One of the keys to its success has been increased marketing spend, which will continue to increase at a faster rate than product innovation, targeted growth initiatives or brand equity, the company said during its recent investor meeting to highlight its objectives up to 2015.
The company simultaneously unveiled a three year cost saving plan, which it says targets further cost cuts of between $400m and $500m.
The company’s Investor Day Meeting was held this morning in New York to give both analysts and shareholders a view of how it forecasts the business developing over the course of the next five years.
Referencing the company’s original global business plan, which was launched in 2003, CEO Thomas Falk believes this has served as the basis for the company to operate more successfully during the economic downturn.
“We have strengthened our brands, increased our exposure to faster-growing higher-margin businesses and markets, generated significant cost savings, improved our capital efficiency and returned cash to shareholders,” Falk said.
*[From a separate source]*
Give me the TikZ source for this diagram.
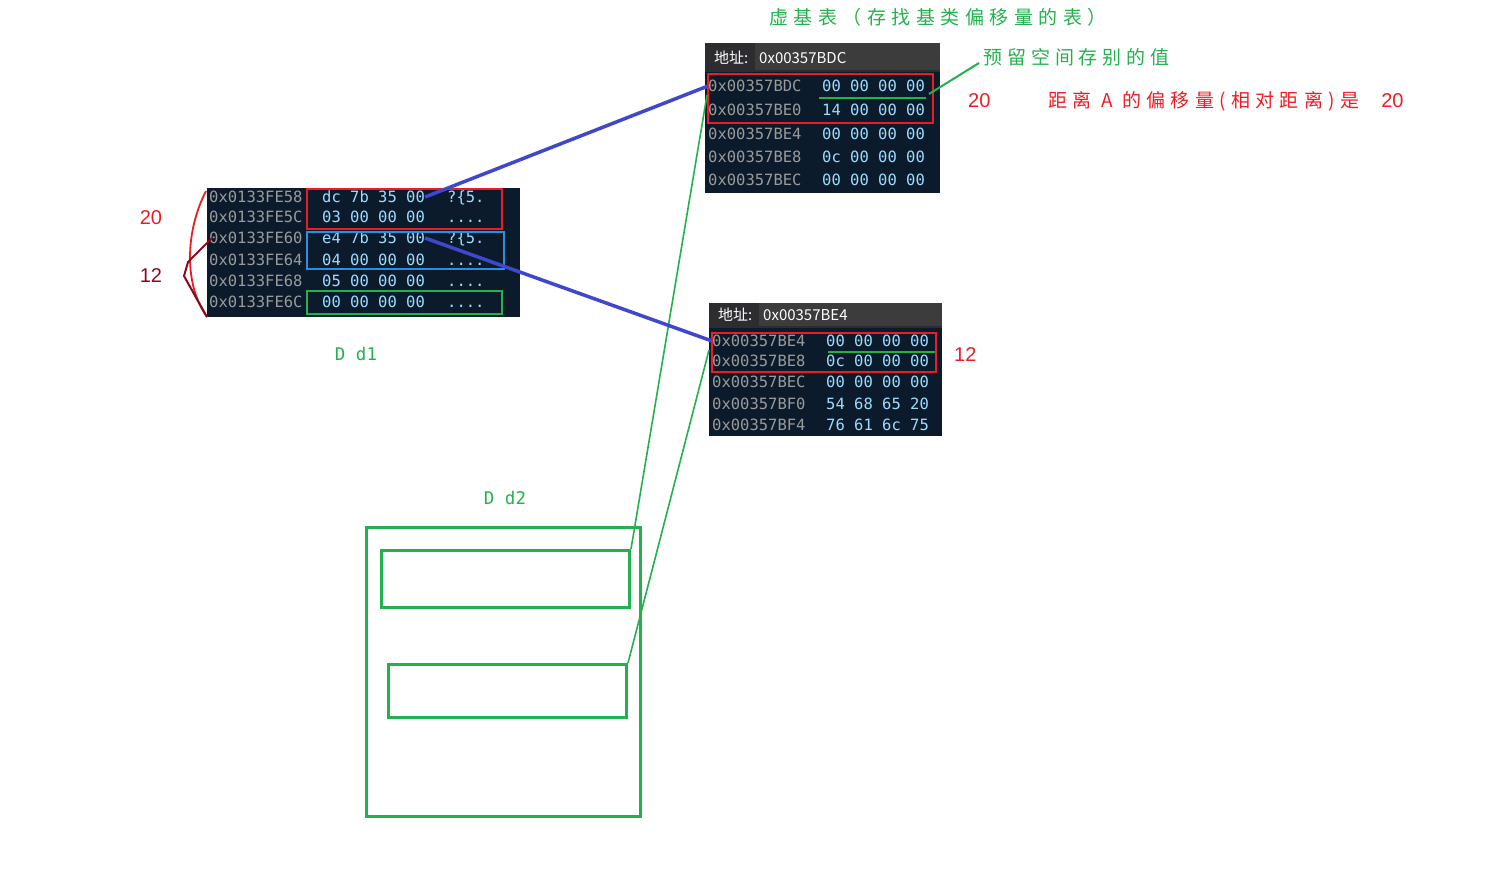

Speaking of the updated business plan, Falk said the company was aiming to drive growth in its brands through continued investment in research and development and other growth initiatives, while remaining ‘financially disciplined’.
International markets have strong growth potential
Falk also pointed out that he expects the company’s international operations in Asia, Latin America, the Middle East, Eastern Europe and Africa to provide continued strong growth for the company.
He particularly highlighted China, Latin America and Russia areas of high-potential due to fast economic growth rates.
Profits and sales for the year ahead are expected to increase above marketed growth rates, although the company did also reiterate that earnings will be impacted by an anticipated loss for the adjustment of local currency following the devaluation of the Venezuelan Bolivar in January this year.
Personal care segment outperformed other divisions
For the full year 2009 the company recorded sales of $19.1bn, a fall of 1.5 percent compared to the €19.4bn recorded in 2008, while net income increased by 11.2 percent to $1.88bn.
However, the company’s personal care segment has faired better than other divisions, a performance that was underlined in the fourth quarter of 2009 when sales grew by 11.5 percent to $2.13bn, which represented a 5 percent increase in sales volumes.